======== WORKING DATA ========

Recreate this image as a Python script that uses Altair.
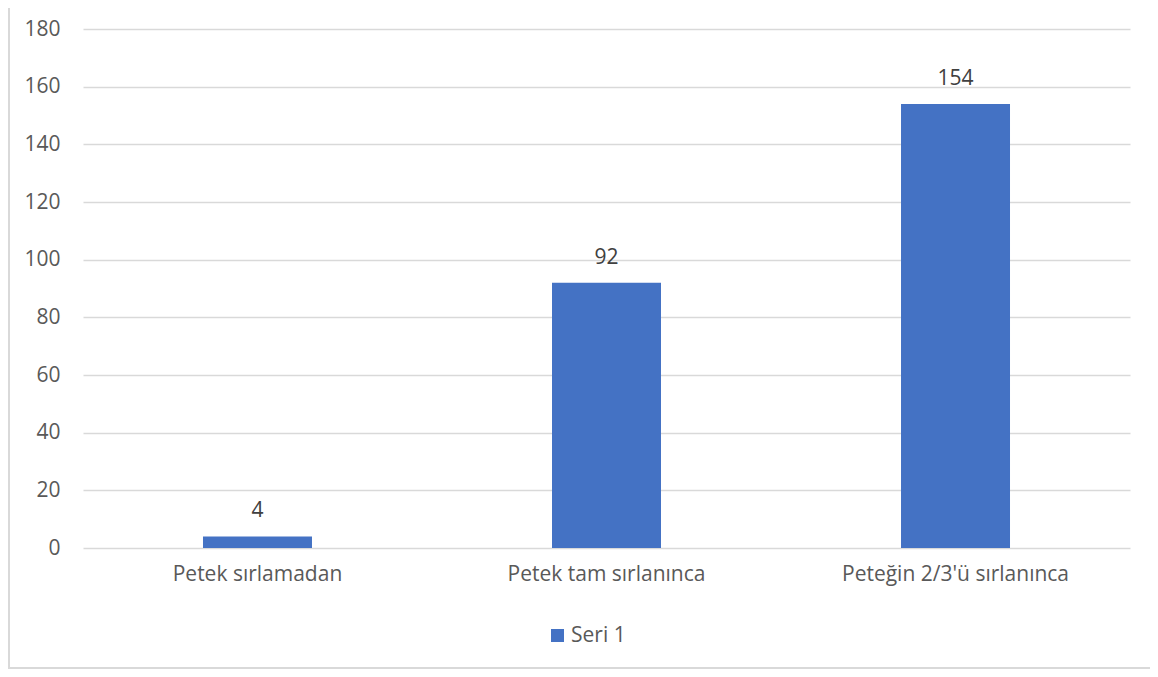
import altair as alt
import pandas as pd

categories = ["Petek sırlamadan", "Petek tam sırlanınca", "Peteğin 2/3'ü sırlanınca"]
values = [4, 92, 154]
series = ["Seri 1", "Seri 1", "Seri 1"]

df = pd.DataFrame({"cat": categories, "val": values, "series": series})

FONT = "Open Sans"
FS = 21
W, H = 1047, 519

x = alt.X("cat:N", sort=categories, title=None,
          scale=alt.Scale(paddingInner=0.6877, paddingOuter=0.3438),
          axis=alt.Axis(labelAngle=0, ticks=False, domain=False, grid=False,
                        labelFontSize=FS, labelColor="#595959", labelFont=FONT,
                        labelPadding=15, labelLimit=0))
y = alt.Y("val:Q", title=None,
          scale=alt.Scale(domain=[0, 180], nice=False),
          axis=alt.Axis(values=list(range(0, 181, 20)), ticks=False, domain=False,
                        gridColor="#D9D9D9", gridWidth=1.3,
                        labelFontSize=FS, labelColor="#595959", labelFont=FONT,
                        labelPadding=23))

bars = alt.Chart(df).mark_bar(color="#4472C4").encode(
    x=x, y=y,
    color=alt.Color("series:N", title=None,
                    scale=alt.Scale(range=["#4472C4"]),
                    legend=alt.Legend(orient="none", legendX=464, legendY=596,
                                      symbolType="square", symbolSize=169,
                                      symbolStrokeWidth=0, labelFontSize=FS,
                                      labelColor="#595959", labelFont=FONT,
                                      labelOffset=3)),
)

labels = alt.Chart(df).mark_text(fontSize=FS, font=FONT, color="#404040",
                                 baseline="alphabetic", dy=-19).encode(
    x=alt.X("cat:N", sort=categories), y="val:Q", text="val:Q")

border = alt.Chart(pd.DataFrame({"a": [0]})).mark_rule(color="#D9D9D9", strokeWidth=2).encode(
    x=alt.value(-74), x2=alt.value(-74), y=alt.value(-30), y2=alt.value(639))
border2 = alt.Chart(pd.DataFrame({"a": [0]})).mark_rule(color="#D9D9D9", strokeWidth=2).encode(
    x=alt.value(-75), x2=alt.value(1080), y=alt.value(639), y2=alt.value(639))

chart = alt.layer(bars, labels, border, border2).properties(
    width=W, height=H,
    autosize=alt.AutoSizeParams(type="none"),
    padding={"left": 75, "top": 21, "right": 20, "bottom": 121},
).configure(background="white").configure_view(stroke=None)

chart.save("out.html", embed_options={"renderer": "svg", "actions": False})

========
======== WORKING DATA ========

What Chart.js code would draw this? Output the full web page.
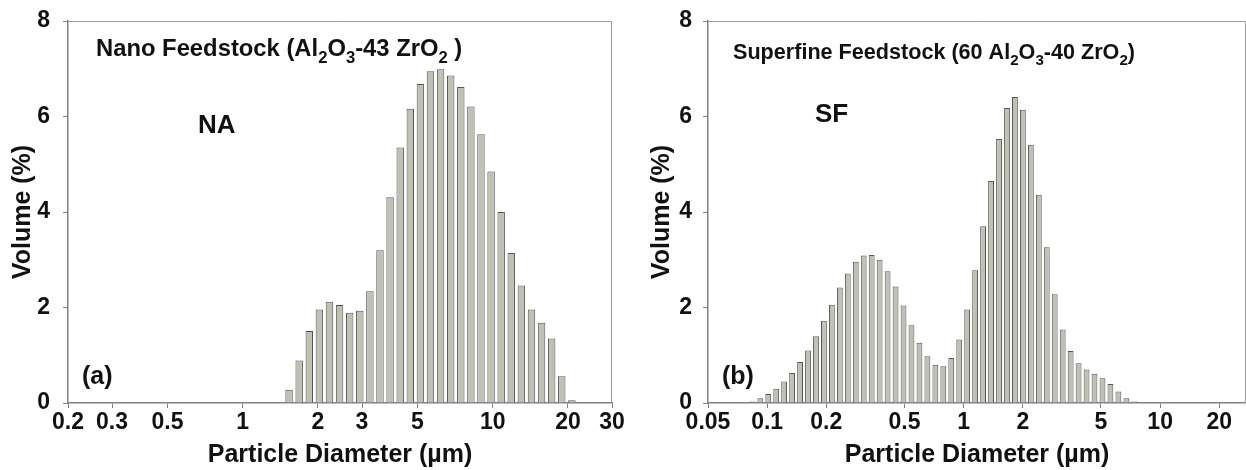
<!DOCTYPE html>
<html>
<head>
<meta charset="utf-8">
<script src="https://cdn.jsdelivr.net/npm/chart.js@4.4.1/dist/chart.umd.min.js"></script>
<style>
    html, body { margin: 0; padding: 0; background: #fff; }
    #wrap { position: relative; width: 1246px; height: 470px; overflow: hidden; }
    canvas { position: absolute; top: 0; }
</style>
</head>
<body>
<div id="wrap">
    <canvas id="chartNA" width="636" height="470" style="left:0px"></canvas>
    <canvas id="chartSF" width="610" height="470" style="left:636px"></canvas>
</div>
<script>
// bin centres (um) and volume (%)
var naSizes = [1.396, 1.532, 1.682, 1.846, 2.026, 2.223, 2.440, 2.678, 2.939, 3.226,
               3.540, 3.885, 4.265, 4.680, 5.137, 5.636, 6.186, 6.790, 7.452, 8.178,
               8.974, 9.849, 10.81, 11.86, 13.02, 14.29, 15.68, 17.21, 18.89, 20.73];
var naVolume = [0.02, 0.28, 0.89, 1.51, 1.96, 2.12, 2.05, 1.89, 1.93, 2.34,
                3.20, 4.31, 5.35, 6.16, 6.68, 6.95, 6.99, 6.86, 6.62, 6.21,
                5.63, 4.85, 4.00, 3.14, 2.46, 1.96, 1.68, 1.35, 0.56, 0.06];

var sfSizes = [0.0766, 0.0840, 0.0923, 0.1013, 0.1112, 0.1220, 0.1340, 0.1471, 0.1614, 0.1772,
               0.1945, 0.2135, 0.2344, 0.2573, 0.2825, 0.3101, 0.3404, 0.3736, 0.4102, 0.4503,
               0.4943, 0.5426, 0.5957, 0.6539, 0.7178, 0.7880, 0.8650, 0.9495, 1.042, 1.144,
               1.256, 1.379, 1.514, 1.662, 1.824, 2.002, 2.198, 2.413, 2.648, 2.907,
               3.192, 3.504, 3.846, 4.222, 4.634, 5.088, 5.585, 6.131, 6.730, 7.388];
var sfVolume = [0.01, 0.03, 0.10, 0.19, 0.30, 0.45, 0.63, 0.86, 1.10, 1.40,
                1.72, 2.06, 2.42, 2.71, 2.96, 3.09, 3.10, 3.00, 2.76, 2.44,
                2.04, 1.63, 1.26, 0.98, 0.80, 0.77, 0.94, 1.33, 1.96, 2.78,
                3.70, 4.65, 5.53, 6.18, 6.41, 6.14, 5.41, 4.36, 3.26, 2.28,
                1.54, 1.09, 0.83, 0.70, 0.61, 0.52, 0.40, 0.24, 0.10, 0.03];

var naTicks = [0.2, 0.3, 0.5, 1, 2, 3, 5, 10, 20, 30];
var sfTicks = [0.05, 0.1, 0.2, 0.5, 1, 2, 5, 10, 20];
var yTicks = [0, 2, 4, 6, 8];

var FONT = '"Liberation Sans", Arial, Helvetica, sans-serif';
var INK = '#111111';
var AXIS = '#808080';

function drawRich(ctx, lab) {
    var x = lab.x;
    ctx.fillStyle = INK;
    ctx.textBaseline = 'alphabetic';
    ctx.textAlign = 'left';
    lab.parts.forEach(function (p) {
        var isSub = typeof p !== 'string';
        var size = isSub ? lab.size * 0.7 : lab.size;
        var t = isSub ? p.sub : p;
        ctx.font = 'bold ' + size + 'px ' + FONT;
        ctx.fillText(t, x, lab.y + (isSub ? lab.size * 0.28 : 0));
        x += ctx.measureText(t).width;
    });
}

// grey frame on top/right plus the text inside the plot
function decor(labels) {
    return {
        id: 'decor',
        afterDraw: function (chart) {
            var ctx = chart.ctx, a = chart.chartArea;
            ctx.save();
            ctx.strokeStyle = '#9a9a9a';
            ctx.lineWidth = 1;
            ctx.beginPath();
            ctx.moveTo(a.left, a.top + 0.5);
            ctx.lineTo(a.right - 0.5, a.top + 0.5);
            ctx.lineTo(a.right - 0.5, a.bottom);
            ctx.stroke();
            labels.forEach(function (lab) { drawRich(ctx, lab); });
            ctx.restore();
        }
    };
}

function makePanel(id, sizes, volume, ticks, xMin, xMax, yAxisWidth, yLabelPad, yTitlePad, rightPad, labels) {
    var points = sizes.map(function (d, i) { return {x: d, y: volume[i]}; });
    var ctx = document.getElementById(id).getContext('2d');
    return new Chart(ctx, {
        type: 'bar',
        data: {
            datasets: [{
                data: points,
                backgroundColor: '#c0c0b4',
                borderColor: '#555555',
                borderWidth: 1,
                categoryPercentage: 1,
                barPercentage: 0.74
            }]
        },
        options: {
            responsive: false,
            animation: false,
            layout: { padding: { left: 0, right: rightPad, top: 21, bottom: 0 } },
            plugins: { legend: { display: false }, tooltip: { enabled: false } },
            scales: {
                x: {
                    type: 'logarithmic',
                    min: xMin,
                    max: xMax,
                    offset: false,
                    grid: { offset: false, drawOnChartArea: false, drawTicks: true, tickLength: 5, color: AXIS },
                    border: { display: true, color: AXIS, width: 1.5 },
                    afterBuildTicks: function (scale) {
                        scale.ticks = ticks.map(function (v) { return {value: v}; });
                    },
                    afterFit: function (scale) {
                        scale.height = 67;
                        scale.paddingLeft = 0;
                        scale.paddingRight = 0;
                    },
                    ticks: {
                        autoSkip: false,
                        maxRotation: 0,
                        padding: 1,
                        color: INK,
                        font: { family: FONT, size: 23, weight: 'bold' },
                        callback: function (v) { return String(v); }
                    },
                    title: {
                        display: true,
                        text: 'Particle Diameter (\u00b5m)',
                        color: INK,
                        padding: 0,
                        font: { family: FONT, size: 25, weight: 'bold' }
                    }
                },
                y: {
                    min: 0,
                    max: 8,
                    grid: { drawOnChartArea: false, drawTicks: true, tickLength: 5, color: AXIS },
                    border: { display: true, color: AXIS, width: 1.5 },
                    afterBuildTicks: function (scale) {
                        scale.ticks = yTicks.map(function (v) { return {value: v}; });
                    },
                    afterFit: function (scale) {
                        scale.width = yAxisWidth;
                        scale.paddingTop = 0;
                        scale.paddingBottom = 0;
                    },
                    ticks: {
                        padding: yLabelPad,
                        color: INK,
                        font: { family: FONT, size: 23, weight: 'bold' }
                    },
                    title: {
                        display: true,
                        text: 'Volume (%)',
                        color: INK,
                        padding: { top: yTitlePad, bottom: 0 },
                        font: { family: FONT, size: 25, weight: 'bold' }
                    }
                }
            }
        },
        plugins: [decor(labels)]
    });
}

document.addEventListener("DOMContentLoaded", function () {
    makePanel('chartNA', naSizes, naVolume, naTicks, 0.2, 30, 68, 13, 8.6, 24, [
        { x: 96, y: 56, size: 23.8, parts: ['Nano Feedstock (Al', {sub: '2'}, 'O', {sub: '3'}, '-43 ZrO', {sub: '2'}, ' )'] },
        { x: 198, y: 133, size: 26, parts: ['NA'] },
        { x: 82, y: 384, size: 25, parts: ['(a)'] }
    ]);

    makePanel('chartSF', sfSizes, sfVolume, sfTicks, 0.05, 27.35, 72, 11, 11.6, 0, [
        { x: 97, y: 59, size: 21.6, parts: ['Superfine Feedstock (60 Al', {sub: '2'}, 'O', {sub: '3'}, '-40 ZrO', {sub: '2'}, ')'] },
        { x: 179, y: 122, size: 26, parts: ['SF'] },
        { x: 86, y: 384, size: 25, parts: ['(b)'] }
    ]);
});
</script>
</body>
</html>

========
======== WORKING DATA ========

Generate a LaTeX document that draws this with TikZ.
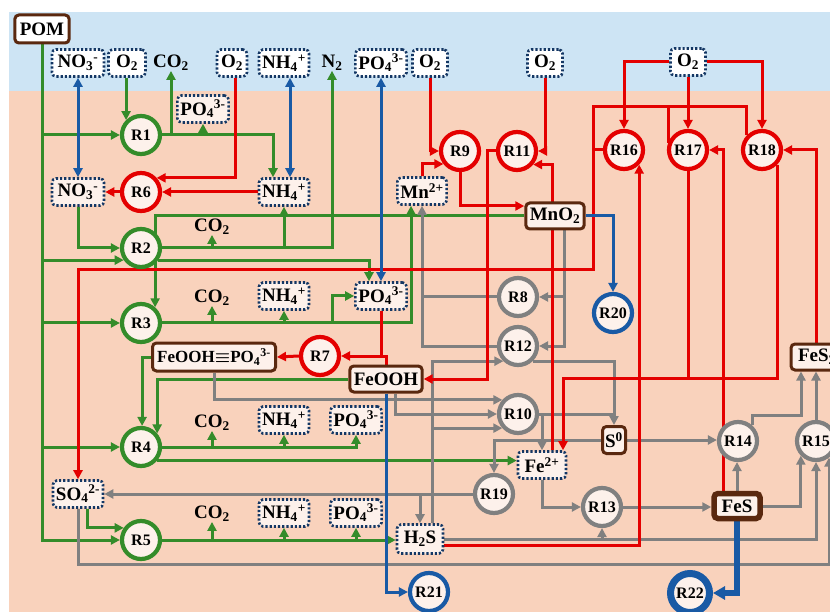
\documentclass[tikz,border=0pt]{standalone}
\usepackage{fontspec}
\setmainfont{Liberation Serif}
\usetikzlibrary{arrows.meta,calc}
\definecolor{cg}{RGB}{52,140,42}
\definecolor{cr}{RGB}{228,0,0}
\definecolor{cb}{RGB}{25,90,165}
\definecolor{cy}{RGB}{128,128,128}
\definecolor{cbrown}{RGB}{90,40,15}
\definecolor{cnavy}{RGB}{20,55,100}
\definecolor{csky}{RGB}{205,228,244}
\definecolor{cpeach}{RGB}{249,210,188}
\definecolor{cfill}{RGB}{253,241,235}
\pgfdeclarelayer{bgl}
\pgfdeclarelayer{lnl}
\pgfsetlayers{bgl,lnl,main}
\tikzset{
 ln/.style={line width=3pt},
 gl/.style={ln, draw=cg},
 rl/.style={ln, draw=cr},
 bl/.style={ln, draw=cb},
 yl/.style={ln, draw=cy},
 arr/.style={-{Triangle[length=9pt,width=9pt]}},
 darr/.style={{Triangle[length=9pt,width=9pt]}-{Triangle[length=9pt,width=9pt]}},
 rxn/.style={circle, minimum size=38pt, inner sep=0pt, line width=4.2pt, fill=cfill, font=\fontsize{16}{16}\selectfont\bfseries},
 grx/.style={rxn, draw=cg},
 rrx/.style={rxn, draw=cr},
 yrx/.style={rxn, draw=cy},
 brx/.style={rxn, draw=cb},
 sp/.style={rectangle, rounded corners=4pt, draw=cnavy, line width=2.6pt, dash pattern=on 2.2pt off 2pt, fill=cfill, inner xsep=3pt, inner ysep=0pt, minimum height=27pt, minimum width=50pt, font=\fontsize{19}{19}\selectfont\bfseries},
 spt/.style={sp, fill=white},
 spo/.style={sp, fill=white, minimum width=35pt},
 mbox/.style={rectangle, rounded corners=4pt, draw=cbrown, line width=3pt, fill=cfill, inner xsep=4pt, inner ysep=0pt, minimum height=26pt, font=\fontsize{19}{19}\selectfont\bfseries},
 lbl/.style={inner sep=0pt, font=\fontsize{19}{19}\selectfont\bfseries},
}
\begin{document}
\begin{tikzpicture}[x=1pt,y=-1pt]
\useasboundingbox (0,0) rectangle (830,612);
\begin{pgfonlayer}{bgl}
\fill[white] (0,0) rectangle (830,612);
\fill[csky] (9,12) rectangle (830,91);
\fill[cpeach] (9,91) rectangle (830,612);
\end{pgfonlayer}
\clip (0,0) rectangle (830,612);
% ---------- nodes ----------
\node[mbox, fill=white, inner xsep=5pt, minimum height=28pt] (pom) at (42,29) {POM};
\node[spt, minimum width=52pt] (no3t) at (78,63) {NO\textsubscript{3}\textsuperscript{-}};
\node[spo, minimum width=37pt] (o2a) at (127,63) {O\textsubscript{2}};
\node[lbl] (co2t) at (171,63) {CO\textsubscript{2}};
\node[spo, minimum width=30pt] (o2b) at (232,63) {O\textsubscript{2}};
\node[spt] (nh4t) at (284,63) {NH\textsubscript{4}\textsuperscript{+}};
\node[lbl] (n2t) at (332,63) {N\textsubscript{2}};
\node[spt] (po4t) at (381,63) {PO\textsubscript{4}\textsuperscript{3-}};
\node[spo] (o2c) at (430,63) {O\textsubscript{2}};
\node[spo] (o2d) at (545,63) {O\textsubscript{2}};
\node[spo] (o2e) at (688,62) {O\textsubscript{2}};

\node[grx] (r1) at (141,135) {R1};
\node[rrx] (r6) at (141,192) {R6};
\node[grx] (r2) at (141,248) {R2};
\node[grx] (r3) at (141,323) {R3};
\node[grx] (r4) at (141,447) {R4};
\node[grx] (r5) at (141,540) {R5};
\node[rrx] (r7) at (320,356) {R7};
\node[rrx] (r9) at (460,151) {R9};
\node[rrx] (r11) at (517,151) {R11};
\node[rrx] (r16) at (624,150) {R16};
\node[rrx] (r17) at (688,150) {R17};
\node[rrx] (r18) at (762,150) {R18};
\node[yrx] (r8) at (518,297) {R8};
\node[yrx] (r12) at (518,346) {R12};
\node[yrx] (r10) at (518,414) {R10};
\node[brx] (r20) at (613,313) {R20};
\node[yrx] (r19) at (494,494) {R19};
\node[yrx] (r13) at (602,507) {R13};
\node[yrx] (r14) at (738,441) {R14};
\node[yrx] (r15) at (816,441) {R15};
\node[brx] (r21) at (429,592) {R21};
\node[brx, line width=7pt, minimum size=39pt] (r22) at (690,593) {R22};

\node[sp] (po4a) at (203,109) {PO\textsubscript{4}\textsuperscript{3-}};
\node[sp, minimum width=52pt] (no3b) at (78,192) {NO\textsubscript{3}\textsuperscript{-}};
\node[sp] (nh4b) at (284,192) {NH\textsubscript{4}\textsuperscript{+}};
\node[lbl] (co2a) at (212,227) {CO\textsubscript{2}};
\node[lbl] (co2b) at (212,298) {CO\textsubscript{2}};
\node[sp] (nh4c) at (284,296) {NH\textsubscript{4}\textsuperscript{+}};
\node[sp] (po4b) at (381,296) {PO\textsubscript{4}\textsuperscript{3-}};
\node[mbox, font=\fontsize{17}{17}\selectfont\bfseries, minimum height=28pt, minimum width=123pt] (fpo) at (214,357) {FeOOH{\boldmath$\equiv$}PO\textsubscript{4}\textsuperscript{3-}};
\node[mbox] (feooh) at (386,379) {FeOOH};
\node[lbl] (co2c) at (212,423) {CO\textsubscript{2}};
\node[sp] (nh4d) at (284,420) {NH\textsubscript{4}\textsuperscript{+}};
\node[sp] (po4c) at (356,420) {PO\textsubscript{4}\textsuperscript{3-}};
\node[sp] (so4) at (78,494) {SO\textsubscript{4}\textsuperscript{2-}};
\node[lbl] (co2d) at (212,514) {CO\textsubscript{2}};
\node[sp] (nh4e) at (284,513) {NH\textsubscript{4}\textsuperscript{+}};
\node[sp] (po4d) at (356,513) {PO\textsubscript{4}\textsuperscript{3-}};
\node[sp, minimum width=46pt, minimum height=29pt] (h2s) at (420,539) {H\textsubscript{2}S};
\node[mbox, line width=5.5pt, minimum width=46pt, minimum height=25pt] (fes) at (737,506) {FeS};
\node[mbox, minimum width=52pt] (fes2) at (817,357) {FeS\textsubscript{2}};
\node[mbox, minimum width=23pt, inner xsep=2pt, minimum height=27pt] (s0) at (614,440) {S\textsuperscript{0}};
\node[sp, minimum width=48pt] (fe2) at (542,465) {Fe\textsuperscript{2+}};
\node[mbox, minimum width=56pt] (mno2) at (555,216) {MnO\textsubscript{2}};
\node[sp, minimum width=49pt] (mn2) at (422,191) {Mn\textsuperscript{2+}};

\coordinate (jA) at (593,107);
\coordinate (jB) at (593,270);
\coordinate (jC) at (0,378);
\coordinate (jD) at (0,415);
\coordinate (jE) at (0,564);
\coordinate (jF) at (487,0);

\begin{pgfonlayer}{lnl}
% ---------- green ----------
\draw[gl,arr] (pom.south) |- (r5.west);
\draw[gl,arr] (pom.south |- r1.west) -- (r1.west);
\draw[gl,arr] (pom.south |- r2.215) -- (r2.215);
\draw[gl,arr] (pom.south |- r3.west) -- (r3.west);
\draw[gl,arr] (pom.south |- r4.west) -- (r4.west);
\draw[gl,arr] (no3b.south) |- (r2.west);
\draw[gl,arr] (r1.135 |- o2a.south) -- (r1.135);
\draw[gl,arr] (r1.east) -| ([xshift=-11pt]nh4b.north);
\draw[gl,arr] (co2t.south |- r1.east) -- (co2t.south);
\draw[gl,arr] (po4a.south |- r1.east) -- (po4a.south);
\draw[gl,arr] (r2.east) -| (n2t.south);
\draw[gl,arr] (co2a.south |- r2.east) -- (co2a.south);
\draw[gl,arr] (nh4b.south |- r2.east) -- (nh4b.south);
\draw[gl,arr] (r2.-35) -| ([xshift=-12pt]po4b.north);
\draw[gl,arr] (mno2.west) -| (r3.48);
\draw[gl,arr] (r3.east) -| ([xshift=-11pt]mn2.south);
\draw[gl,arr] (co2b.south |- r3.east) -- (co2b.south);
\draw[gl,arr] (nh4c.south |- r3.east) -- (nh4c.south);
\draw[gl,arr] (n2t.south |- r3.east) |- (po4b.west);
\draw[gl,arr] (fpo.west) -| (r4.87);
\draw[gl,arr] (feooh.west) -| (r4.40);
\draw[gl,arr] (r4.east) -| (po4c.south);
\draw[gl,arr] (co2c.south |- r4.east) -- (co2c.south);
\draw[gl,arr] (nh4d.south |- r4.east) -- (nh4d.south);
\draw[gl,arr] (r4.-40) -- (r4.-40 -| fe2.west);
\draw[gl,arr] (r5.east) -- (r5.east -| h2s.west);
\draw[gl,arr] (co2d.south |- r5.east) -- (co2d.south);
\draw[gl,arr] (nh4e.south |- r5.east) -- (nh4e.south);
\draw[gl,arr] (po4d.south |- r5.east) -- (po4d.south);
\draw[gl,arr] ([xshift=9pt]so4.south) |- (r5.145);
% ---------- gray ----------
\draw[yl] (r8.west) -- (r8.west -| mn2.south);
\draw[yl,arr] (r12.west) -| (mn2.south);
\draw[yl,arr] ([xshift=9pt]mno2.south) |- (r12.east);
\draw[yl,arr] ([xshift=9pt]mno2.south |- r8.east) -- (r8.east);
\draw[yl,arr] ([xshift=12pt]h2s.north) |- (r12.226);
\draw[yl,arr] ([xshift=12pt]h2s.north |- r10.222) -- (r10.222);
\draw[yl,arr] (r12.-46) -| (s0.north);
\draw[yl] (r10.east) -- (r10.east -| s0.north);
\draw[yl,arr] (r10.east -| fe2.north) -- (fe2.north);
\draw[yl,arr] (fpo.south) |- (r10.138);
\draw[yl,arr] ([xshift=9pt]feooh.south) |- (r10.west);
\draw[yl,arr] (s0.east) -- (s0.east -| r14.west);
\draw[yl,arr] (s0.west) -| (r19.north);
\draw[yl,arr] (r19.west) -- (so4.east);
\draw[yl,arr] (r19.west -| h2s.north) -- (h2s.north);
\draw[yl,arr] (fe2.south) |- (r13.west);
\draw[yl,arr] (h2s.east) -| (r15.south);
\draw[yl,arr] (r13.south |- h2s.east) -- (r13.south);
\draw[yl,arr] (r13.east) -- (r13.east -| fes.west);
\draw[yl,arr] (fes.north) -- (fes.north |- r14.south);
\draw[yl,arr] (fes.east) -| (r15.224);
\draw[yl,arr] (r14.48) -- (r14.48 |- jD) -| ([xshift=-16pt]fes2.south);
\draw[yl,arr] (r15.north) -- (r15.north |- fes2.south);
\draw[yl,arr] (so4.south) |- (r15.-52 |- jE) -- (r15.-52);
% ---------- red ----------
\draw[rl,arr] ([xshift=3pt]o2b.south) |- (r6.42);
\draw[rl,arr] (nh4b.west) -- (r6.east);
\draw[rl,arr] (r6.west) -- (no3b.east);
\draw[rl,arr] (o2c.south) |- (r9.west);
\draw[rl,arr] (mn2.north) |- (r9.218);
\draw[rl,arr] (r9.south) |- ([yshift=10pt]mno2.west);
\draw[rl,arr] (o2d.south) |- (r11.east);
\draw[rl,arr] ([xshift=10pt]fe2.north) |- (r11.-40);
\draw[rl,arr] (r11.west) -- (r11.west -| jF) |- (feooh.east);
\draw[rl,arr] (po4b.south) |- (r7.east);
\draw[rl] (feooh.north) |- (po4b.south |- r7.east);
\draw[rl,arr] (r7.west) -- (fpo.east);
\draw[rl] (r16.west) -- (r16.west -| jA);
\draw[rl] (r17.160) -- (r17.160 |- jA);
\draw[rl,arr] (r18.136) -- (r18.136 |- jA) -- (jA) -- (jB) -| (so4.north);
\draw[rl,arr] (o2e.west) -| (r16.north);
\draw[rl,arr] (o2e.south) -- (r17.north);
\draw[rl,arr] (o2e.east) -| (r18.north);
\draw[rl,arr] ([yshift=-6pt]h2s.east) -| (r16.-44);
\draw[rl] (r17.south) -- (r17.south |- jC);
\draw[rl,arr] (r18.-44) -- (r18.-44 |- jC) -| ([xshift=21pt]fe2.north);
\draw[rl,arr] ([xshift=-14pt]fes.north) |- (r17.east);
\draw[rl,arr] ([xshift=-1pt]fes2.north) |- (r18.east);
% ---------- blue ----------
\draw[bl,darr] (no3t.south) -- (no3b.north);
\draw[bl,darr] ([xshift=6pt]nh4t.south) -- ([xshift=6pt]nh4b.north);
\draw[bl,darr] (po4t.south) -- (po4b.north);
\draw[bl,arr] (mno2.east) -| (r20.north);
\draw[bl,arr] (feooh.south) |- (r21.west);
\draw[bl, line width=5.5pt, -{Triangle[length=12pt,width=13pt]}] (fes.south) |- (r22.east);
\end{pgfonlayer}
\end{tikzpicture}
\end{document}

========

- TASK DIRECTIONS
Compute the number of lines above that contain the string "this". Reply with that value only.

- FULL RESPONSE
3